Lessons learned from the Alpine fire 

RMOW debriefs Nov. 10 incident at Committee of the Whole

click to enlarge PHOTO BY BRADEN DUPUIS - FIRE SMART Whistler Mayor Nancy Wilhelm-Morden, left, with councillors Jack Crompton and Jen Ford, speak with Fire Chief Geoff Playfair in the aftermath of last month's Alpine House fire.
  • Photo by Braden Dupuis
  • FIRE SMART Whistler Mayor Nancy Wilhelm-Morden, left, with councillors Jack Crompton and Jen Ford, speak with Fire Chief Geoff Playfair in the aftermath of last month's Alpine House fire.

If there was one positive to arise out of the Nov. 10 fire at Alpine House that displaced roughly 70 to 80 people, it's the outpouring of support that followed.

Businesses donated goods and services, fundraisers were organized, and Whistler Community Services Society (WCSS) was inundated with more donations than it could handle.

But if there's one lesson Whistler Fire Services Chief Geoff Playfair thinks the community should take from the incident, it's the importance of tenant insurance.

"It's so often forgotten, probably across the country, but certainly in this town," Playfair said at the Resort Municipality of Whistler's (RMOW) Dec. 15 Committee of the Whole meeting, which was focused on the lessons learned from the incident.

Playfair didn't know the exact numbers, but said only a handful of those affected by the Alpine House fire had tenant insurance.

"They're not looking to register with Emergency Social Services (ESS), because they've got their own system in place," he said.

"So (the fact that) the community is very giving and generous is all very well and good, but they don't need to be giving and generous if people have their insurance in place."

Playfair suggested it might be worth making tenant insurance a requirement under municipal bylaws, if possible.

Other improvements could be made in transitioning people from the RMOW's mandated emergency response — the first 72 hours — to ensuring their needs are taken care of in the long term, Playfair said.

It would also be helpful to have a "virtual peer-to-peer" system for donations similar to what was taking place on Facebook after the event, he said.

Almost two-thirds of the clothing donations received by WCSS were unusable due to rips or stains.

As such, WCSS will not be taking clothing donations after future emergency events, at least until a protocol is put in place for handling them.

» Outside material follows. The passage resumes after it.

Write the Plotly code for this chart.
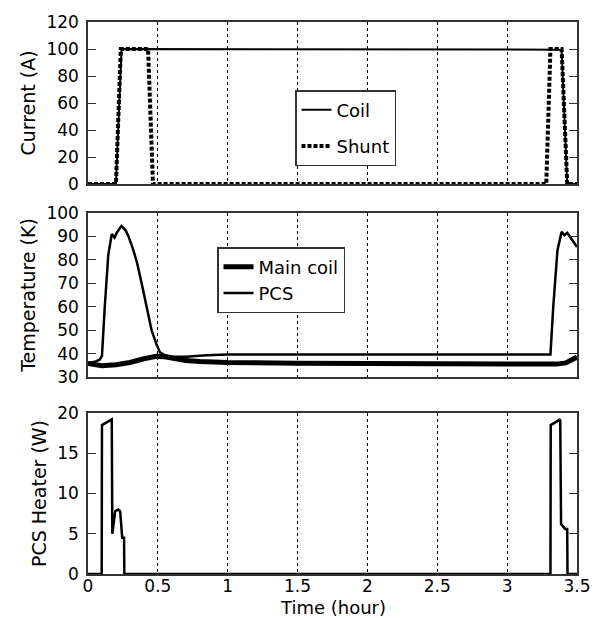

"It was taxing on their staff to sort through everything," said RMOW Emergency Program Coordinator Erin Marriner, adding that she's looking into ways to better match donors with people in need.

Another recommendation from the fire was to implement a system to ensure ESS gets dispatched earlier, something Marriner said has already been taken care of.

Now, when a major structure fire alerts all three of Whistler's fire halls, ESS will be automatically alerted as well, she said.

"ESS will automatically get called through dispatch, and then a couple of volunteers will go to the site," she said.

"If they're not needed they can leave a couple cards and go home, and then if they are, they're on site to start doing that, so we'll try it that way for a little while and see how it looks."

In highlighting what went well, Playfair and Marriner praised the response from firefighters and ESS responders, the support of the community in the aftermath and the use of the Meadow Park Sports Centre as a reception centre for those displaced.

Marriner also praised RMOW communications staff in keeping the public informed.

"A lot of people were really keen to know what was going on and to assist where they could, so the communications department was great in getting stuff out," she said.

Whistler Mayor Nancy Wilhelm-Morden said the main things that stuck out to her were the importance of having tenant insurance, smoke alarms and fire extinguishers, as well as making sure your extinguishers are not expired and that you know how to use them.